# [Given exercise]
Copy nothing but the part that opens with the line containing "Convert this chart to Altair code." and closes with the line containing "import pandas as pd". Do not include pictures.

[Provided material start]

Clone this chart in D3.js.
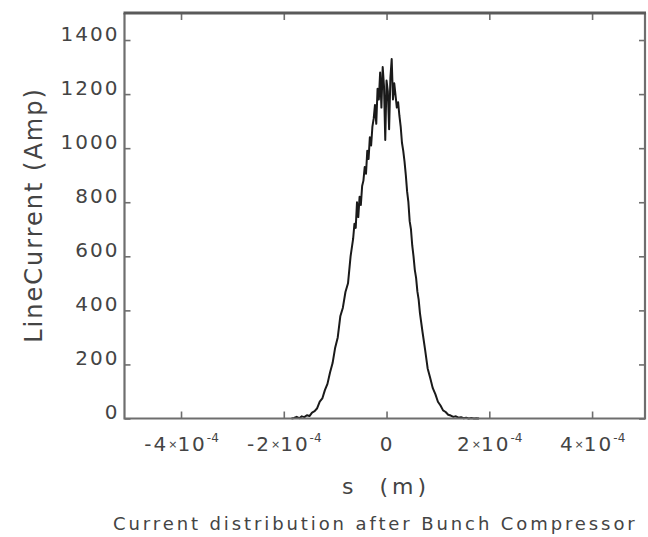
<html>
<head>
<meta charset="utf-8">
<title>Current distribution after Bunch Compressor</title>
<script src="https://d3js.org/d3.v7.min.js"></script>
<style>
    body { margin: 0; background: #fff; }
    svg { display: block; }
    .frame { fill: none; stroke: #6e6e6e; stroke-width: 2.2px; }
    .frame-top { stroke: #5a5a5a; stroke-width: 3px; }
    .axis path { display: none; }
    .axis line { stroke: #6e6e6e; stroke-width: 1.6px; }
    .axis text { fill: #444; font-family: "DejaVu Sans", sans-serif; font-size: 20px; letter-spacing: 2px; }
    .line { fill: none; stroke: #1a1a1a; stroke-width: 2px; stroke-linejoin: round; }
    .label { fill: #444; font-family: "DejaVu Sans", sans-serif; white-space: pre; }
</style>
</head>
<body>
<script>
    // s positions of the histogram bins (micrometres)
    var sMicron = [
        -185, -180, -175, -170, -165, -160, -155, -150, -145, -140, -135, -130, -125,
        -120, -115, -110, -105, -100, -95, -90, -85, -80, -75, -70, -65,
        -62.5, -60, -57.5, -55, -52.5, -50, -47.5, -45, -42.5, -40, -37.5, -35, -32.5,
        -30, -27.5, -25, -22.5, -20, -17.5, -15, -12.5, -10, -7.5, -5, -2.5,
        0, 2.5, 5, 7.5, 10, 12.5, 15, 17.5, 20, 22.5, 25, 27.5, 30, 32.5, 35, 37.5,
        40, 42.5, 45, 47.5, 50, 52.5, 55, 57.5, 60, 62.5,
        65, 70, 75, 80, 85, 90, 95, 100, 105, 110, 115, 120, 125, 130, 135, 140,
        145, 150, 155, 160, 165, 170, 175, 180
    ];
    // line current per bin (Amp)
    var currentAmp = [
        0, 2, 6, 1, 8, 5, 12, 9, 22, 27, 38, 62, 74,
        105, 128, 170, 205, 262, 300, 378, 410, 468, 500, 600, 665,
        720, 705, 800, 745, 820, 790, 860, 880, 930, 905, 990, 960, 1040,
        1010, 1080, 1110, 1160, 1090, 1220, 1180, 1280, 1150, 1300, 1230, 1030,
        1250, 1210, 1070, 1260, 1330, 1180, 1240, 1195, 1150, 1170, 1120, 1080, 1020, 990, 950, 900,
        840, 800, 730, 700, 640, 600, 550, 520, 470, 440,
        390, 320, 255, 185, 150, 112, 90, 62, 48, 30, 24, 14, 11, 6, 8, 3,
        5, 1, 3, 0, 2, 0, 1, 0
    ];

    // axis ticks
    var xTicks = [-4e-4, -2e-4, 0, 2e-4, 4e-4];
    var xTickMant = ["-4", "-2", "0", "2", "4"];
    var yTicks = [0, 200, 400, 600, 800, 1000, 1200, 1400];

    var width = 648, height = 537;
    var plot = { left: 124.5, right: 645, top: 13, bottom: 418.5 };

    var x = d3.scaleLinear().domain([-5.10e-4, 5.03e-4]).range([plot.left, plot.right]);
    var y = d3.scaleLinear().domain([0, 1500]).range([plot.bottom, plot.top]);

    var svg = d3.select("body").append("svg")
        .attr("width", width)
        .attr("height", height);

    var data = sMicron.map(function (s, i) {
        return { s: s * 1e-6, amp: currentAmp[i] };
    });

    // the curve
    var valueline = d3.line()
        .x(function (d) { return x(d.s); })
        .y(function (d) { return y(d.amp); });

    svg.append("path")
        .datum(data)
        .attr("class", "line")
        .attr("d", valueline);

    // left axis, ticks pointing inward, labels sit on the tick
    svg.append("g")
        .attr("class", "axis")
        .attr("transform", "translate(" + plot.left + ",0)")
        .call(d3.axisLeft(y).tickValues(yTicks).tickSize(-6).tickPadding(5).tickFormat(d3.format("d")))
        .selectAll("text").attr("dy", "0");

    // right axis, ticks only
    svg.append("g")
        .attr("class", "axis")
        .attr("transform", "translate(" + plot.right + ",0)")
        .call(d3.axisRight(y).tickValues(yTicks).tickSize(-6).tickFormat(""));

    // top axis, ticks only
    svg.append("g")
        .attr("class", "axis")
        .attr("transform", "translate(0," + plot.top + ")")
        .call(d3.axisTop(x).tickValues(xTicks).tickSize(-7).tickFormat(""));

    // bottom axis with a x10^n style labels
    var xAxis = svg.append("g")
        .attr("class", "axis")
        .attr("transform", "translate(0," + plot.bottom + ")")
        .call(d3.axisBottom(x).tickValues(xTicks).tickSize(-7).tickPadding(0));

    xAxis.selectAll("text")
        .attr("y", 32)
        .attr("dy", "0")
        .text(null)
        .each(function (d, i) {
            var t = d3.select(this);
            if (d === 0) {
                t.text("0");
                return;
            }
            t.append("tspan").text(xTickMant[i]);
            t.append("tspan").attr("font-size", "11px").attr("dy", "-3").attr("letter-spacing", "0px").text("\u00d7");
            t.append("tspan").attr("dy", "3").text("10");
            t.append("tspan").attr("font-size", "12px").attr("dy", "-9").attr("letter-spacing", "0px").text("-4");
        });

    // frame
    svg.append("path")
        .attr("class", "frame")
        .attr("d", "M" + plot.left + "," + plot.top + "V" + plot.bottom + "H" + plot.right + "V" + plot.top);
    svg.append("line")
        .attr("class", "frame frame-top")
        .attr("x1", plot.left - 1).attr("x2", plot.right + 1)
        .attr("y1", plot.top).attr("y2", plot.top);

    // axis titles
    svg.append("text")
        .attr("class", "label")
        .attr("transform", "translate(42,215) rotate(-90)")
        .attr("text-anchor", "middle")
        .style("font-size", "24px")
        .style("letter-spacing", "2px")
        .text("LineCurrent (Amp)");

    svg.append("text")
        .attr("class", "label")
        .attr("x", 386)
        .attr("y", 494)
        .attr("text-anchor", "middle")
        .style("font-size", "22px")
        .style("letter-spacing", "4px")
        .text("s  (m)");

    svg.append("text")
        .attr("class", "label")
        .attr("x", 113)
        .attr("y", 530)
        .style("font-size", "18px")
        .style("letter-spacing", "2.9px")
        .text("Current distribution after Bunch Compressor");
</script>
</body>
</html>
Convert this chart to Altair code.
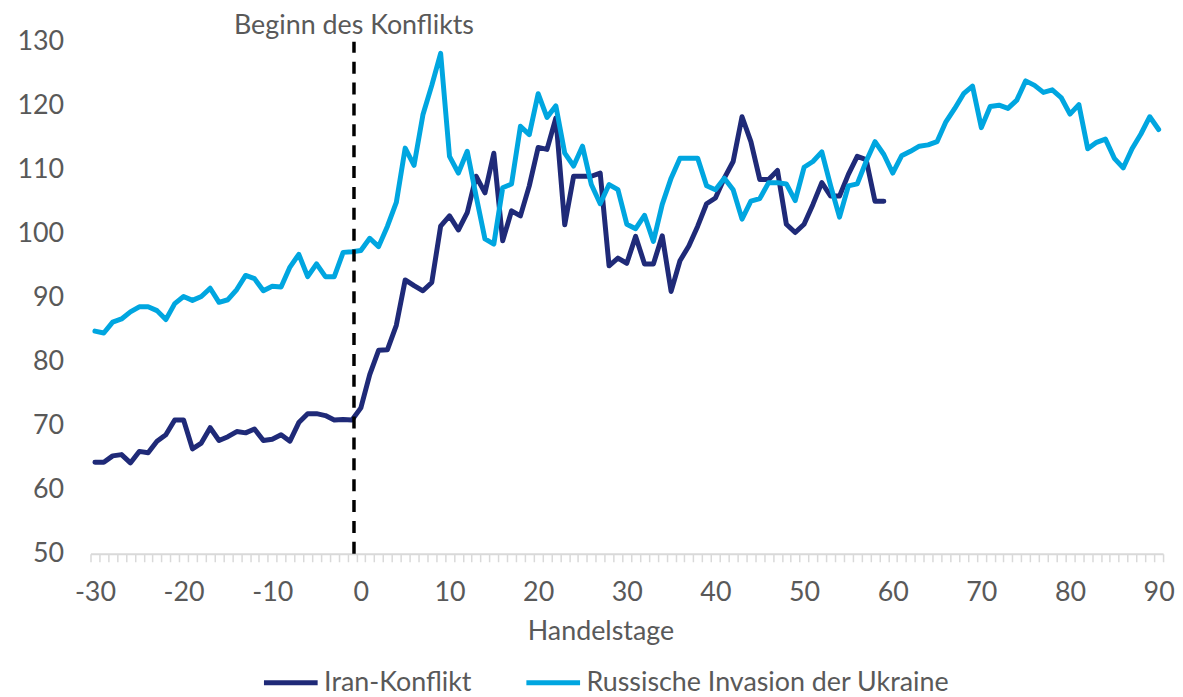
import altair as alt
import pandas as pd

# ---- data ----
iran_start = -30
iran_values = [
    64.3, 64.3, 65.3, 65.5, 64.2, 66.0, 65.8, 67.6, 68.6, 70.9,   # -30..-21
    70.9, 66.4, 67.3, 69.7, 67.7, 68.3, 69.1, 68.9, 69.5, 67.7,   # -20..-11
    67.9, 68.6, 67.6, 70.5, 71.9, 71.9, 71.6, 70.9, 71.0, 70.9,   # -10..-1
    72.8, 78.0, 81.8, 81.9, 85.7, 92.8, 91.9, 91.1, 92.4, 101.2,  # 0..9
    102.8, 100.6, 103.3, 109.0, 106.4, 112.6, 98.9, 103.6, 102.8, 107.5,  # 10..19
    113.5, 113.2, 118.1, 101.4, 109.0, 109.0, 109.0, 109.5, 95.0, 96.2,   # 20..29
    95.4, 99.6, 95.3, 95.3, 99.7, 91.0, 95.8, 98.1, 101.2, 104.7,         # 30..39
    105.6, 108.7, 111.3, 118.3, 114.4, 108.5, 108.5, 109.9, 101.5, 100.2, # 40..49
    101.5, 104.6, 108.0, 105.9, 105.9, 109.3, 112.1, 111.6, 105.1, 105.1, # 50..59
]
ukraine_start = -30
ukraine_values = [
    84.8, 84.5, 86.2, 86.7, 87.8, 88.6, 88.6, 88.0, 86.6, 89.1,   # -30..-21
    90.2, 89.6, 90.2, 91.5, 89.3, 89.7, 91.3, 93.5, 93.0, 91.1,   # -20..-11
    91.8, 91.7, 94.8, 96.8, 93.3, 95.3, 93.3, 93.3, 97.1, 97.2,   # -10..-1
    97.4, 99.3, 98.0, 101.2, 104.9, 113.4, 110.7, 118.6, 123.2, 128.2,  # 0..9
    112.1, 109.5, 112.9, 105.9, 99.2, 98.4, 107.2, 107.8, 116.8, 115.5, # 10..19
    121.9, 118.2, 120.0, 112.6, 110.6, 113.7, 107.7, 104.7, 107.7, 106.9, # 20..29
    101.5, 100.8, 102.9, 98.8, 104.6, 108.7, 111.8, 111.8, 111.8, 107.5,  # 30..39
    106.9, 108.7, 106.9, 102.3, 105.1, 105.5, 108.0, 108.0, 107.8, 105.2, # 40..49
    110.4, 111.3, 112.8, 107.5, 102.6, 107.5, 107.8, 111.3, 114.4, 112.4, # 50..59
    109.5, 112.2, 112.9, 113.7, 113.9, 114.4, 117.5, 119.6, 121.9, 123.1, # 60..69
    116.6, 119.9, 120.1, 119.6, 120.9, 123.9, 123.2, 122.1, 122.5, 121.3, # 70..79
    118.7, 120.2, 113.3, 114.3, 114.8, 111.8, 110.3, 113.3, 115.6, 118.3, # 80..89
    116.3,                                                                  # 90
]
series_names = ["Iran-Konflikt", "Russische Invasion der Ukraine"]
series_colors = ["#1f2a78", "#00a6e0"]
y_ticks = list(range(50, 131, 10))
event_day = -1
event_label = "Beginn des Konflikts"
x_title = "Handelstage"

rows = []
for i, v in enumerate(iran_values):
    rows.append({"tag": iran_start + i, "wert": v, "serie": series_names[0]})
for i, v in enumerate(ukraine_values):
    rows.append({"tag": ukraine_start + i, "wert": v, "serie": series_names[1]})
df = pd.DataFrame(rows)

FONT = "Lato"
GREY = "#595959"
FS = 27

# minor ticks between trading days (category boundaries), labels every 10 days
tick_vals = [t - 0.5 for t in range(-30, 91)] + [90.5]

x_scale = alt.Scale(domain=[-30.5, 90.5], nice=False, zero=False)
y_scale = alt.Scale(domain=[50, 130], nice=False, zero=False)

x_axis = alt.Axis(
    values=tick_vals,
    tickCount=500,
    labelExpr="(datum.value + 0.5) % 10 == 0 ? '' + (datum.value + 0.5) : ''",
    labelOffset=4.46,
    labelOverlap=False,
    labelBound=False,
    labelFlush=False,
    tickSize=8,
    tickColor="#d9d9d9",
    tickWidth=1.5,
    domainColor="#d9d9d9",
    domainWidth=2,
    labelFont=FONT,
    labelFontSize=FS,
    labelColor=GREY,
    labelBaseline="alphabetic",
    labelPadding=39,
    title=x_title,
    titleFont=FONT,
    titleFontSize=FS,
    titleFontWeight="normal",
    titleColor=GREY,
    titleX=513,
    titleY=86,
    titleAlign="center",
    titleBaseline="alphabetic",
    grid=False,
)
y_axis = alt.Axis(
    values=y_ticks,
    domain=False,
    ticks=False,
    grid=False,
    labelFont=FONT,
    labelFontSize=FS,
    labelColor=GREY,
    labelPadding=27,
    title=None,
)

lines = alt.Chart(df).mark_line(strokeWidth=5, strokeJoin="round", strokeCap="round").encode(
    x=alt.X("tag:Q", scale=x_scale, axis=x_axis),
    y=alt.Y("wert:Q", scale=y_scale, axis=y_axis),
    color=alt.Color(
        "serie:N",
        scale=alt.Scale(domain=series_names, range=series_colors),
        legend=alt.Legend(
            title=None,
            orient="none",
            direction="horizontal",
            legendX=172,
            legendY=615,
            padding=0,
            symbolType="stroke",
            symbolSize=2916,
            symbolStrokeWidth=5,
            labelFont=FONT,
            labelFontSize=FS,
            labelColor=GREY,
            labelOffset=4,
            labelLimit=600,
            columnPadding=44,
        ),
    ),
)

event_df = pd.DataFrame({"tag": [event_day], "lo": [50], "hi": [130], "label": [event_label]})

rule = alt.Chart(event_df).mark_rule(
    color="black", strokeWidth=3.5, strokeDash=[12, 9], xOffset=2
).encode(
    x=alt.X("tag:Q", scale=x_scale),
    y=alt.Y("lo:Q", scale=y_scale),
    y2="hi:Q",
)

label = alt.Chart(event_df).mark_text(
    font=FONT, fontSize=FS, color=GREY, align="center", baseline="alphabetic", dy=-8, dx=2
).encode(
    x=alt.X("tag:Q", scale=x_scale),
    y=alt.Y("hi:Q", scale=y_scale),
    text="label:N",
)

chart = alt.layer(lines, rule, label).properties(
    width=1079,
    height=515,
    autosize=alt.AutoSizeParams(type="none"),
    padding={"left": 83, "top": 32, "right": 12, "bottom": 141},
).configure_view(stroke=None)

chart.save("out.html", embed_options={"renderer": "svg", "actions": False})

[Provided material end]

# [Answer for this exercise]
Convert this chart to Altair code.
import altair as alt
import pandas as pd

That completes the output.